How Can I Fix the Error I'm Getting When Using Pandas in Jupyter?

239 Views Asked by At

I have an error Subsetting a data frame in pandas. Here's my code:

`import pandas as pd
import matplotlib.pyplot as plt
import scipy

from gluonts.dataset.pandas import PandasDataset
from gluonts.dataset.split import split
from gluonts.torch import DeepAREstimator`
# Load data from a CSV file into a PandasDataset
df = pd.read_csv(
    "city_temperature.csv"
)
df.head()
df = df[df["City"]=="Algiers"]
dataset = PandasDataset(df2)

I tried to subset a part of data which city name is called "Algiers" in a global city temperature data. City is a column of the data set, and I am trying to use the PandasDataset() function. I am not sure how to use this function, since I searched the help file but cannot find it. After attempting to code, I got this error:

/tmp/ipykernel_712/289762879.py:9: DtypeWarning: Columns (2) have mixed types. Specify dtype option on import or set low_memory=False.
  df = pd.read_csv(
---------------------------------------------------------------------------
TypeError                                 Traceback (most recent call last)
Cell In[5], line 15
     13 df.dropna()
     14 df2 = df[df["City"]=="Algiers"]
---> 15 dataset = PandasDataset(df2)
     17 # Split the data for training and testing
     18 #training_data, test_gen = split(df, offset=-36)
     19 #test_data = test_gen.generate_instances(prediction_length=12, windows=3)
   (...)
     31 #  forecast.plot()
     32 #plt.legend(["True values"], loc="upper left", fontsize="xx-large")

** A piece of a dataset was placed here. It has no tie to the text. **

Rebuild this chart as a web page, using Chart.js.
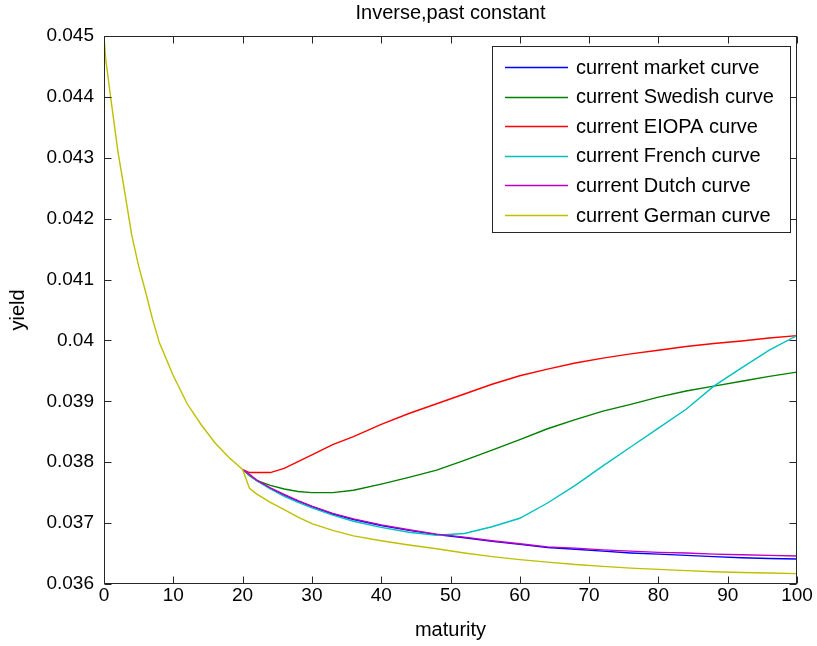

File <string>:12, in __init__(self, dataframes, target, feat_dynamic_real, past_feat_dynamic_real, timestamp, freq, static_features, future_length, unchecked, assume_sorted, dtype)

File /opt/conda/lib/python3.10/site-packages/gluonts/dataset/pandas.py:119, in PandasDataset.__post_init__(self, dataframes, static_features)
    114 if self.freq is None:
    115     assert (
    116         self.timestamp is None
    117     ), "You need to provide `freq` along with `timestamp`"
--> 119     self.freq = infer_freq(first(pairs)[1].index)
    121 static_features = Maybe(static_features).unwrap_or_else(pd.DataFrame)
    123 object_columns = static_features.select_dtypes(
    124     "object"
    125 ).columns.tolist()

File /opt/conda/lib/python3.10/site-packages/gluonts/dataset/pandas.py:319, in infer_freq(index)
    316 if isinstance(index, pd.PeriodIndex):
    317     return index.freqstr
--> 319 freq = pd.infer_freq(index)
    320 # pandas likes to infer the `start of x` frequency, however when doing
    321 # df.to_period("<x>S"), it fails, so we avoid using it. It's enough to
    322 # remove the trailing S, e.g `MS` -> `M
    323 if len(freq) > 1 and freq.endswith("S"):

File /opt/conda/lib/python3.10/site-packages/pandas/tseries/frequencies.py:193, in infer_freq(index, warn)
    191 if isinstance(index, Index) and not isinstance(index, DatetimeIndex):
    192     if isinstance(index, (Int64Index, Float64Index)):
--> 193         raise TypeError(
    194             f"cannot infer freq from a non-convertible index type {type(index)}"
    195         )
    196     index = index._values
    198 if not isinstance(index, DatetimeIndex):

TypeError: cannot infer freq from a non-convertible index type <class 'pandas.core.indexes.numeric.Int64Index'>

​ Can somebody help me with this?

I tried googling this error but I cannot find answer.

1

There are 1 best solutions below

0
On

I think the index of your DataFrame is causing the problem, because it is of type Int64Index.

To resolve the problem, you can try resetting the index of your DataFrame before passing it to the PandasDataset constructor. Just try something like this:

# Subset the DataFrame for the desired city
df2 = df[df["City"] == "Algiers"]

# Reset the index of the DataFrame
df2.reset_index(drop=True, inplace=True)

# Create the PandasDataset
dataset = PandasDataset(df2)

By resetting the index with reset_index(drop=True), you remove the existing index and create a new integer-based index starting from 0. This will ensure that the index is convertible by PandasDataset. Let me know if it works!